Memilih Metode Penelitian
Dalam
bagian ini mencakup subyek penelitian, metode pengumpulan data, teknik
pengolahan data dan analisis data.
a.
Subyek penelitian.
Dalam menentukan subyek penelitian sangat penting dalam
penelitian. Subyek penelitian mencakup lokasi penelitian, populasi dan
penentuan sampel penelitian.
1. lokasi
penelitian.
Seorang peneliti hendaknya membatasi diri pada lokasi
yang jelas.
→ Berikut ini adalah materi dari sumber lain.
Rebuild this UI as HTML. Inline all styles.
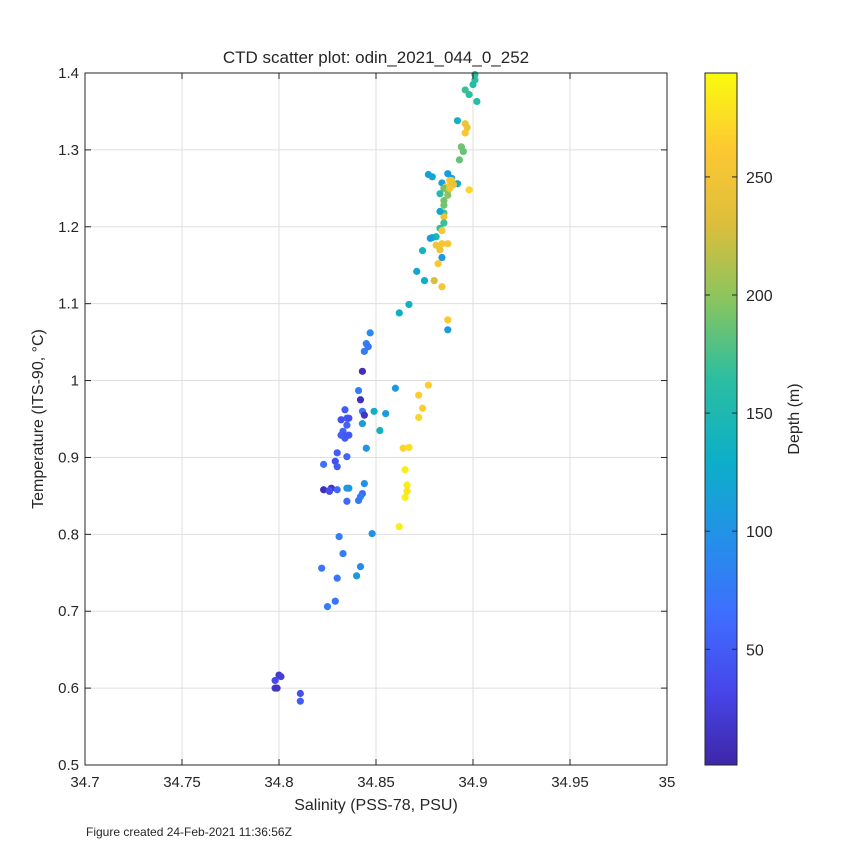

Maksudnya di wilayah atau daerah mankah ia mengadakan penelitian.
Sehingga hasil penelitian lebih akurat, karena tidak semua tempat mempunyai
karakteristik yang sama dengan daerah yang ditelit
2. Populasi.
Yang dimaksud dengan populasi adalah semua individu yang
menjadi obyek penelitian. Jadi kalau yang kita teliti adalah Siswa SMA 1
Surabaya, maka yang menjadi populasi adalah semua siswa SMA 1 Surabaya.
3. Sampel.
Pengambilan sampel dilakukan karena sering kita tidak
mungkin mengamati seluruh populasi yang kita teliti. Langkah-langkah dalam
penarikan sampel sebagai berikut :
·
Menetukan
karakteristik populasi.
·
Menentukan
teknik pengambilan sampel.
·
Menetukan
besar /jumlah sampel.
·
Menarik
sampel.
Teknik pengambilan sampel dapat dilakukan
melalui teknik-teknik sebagi berikut :
1)
Sampel
acak (random sampling).
Setiap subyek yang akan diteliti mempunyai kemungkinan
yang sama untuk menjadi sampel. Cara yang dapat ditempuh dalam pengambilan
sampel ini adalah dengan cara undian.
2)
Sampel
berstrata (stratified sampling).
Seandainya populasi terbagi dalam strata (tingkat) yang
berbeda-beda, semestinya pengambilan sampel didasarkan pada tingkat harus
terwakili. Misalnya penelitian siswa SMA, mestinya kelas 1, kelas 2 dan kelas 3
terwakili semua.
3)
Sampel
wilayah (area probability sampling).
Pengambilan sampel ini jika dalam penelitian meliputi
wilayah yang sangat luas. Untuk itu diperlukan pengambilan sampel didasarkan
wilyah tertentu yang dapat mewakili daerah yang lebih luas.
4)
Sampel
proporsi (propostional sampling).
Pengambilan sampel ini merupakan penyempurnaan dari
sampel berstrata dan sampel wilayah. Sampel ini didasarkan berapa jumlah
perwakilan sampel yang mewakili kela maupun wilayah penelitian.
5)
Sampel
bertujuan (purpossive sampling).
Penentuan sampel kadang tidak sesuai yang kita harapkan.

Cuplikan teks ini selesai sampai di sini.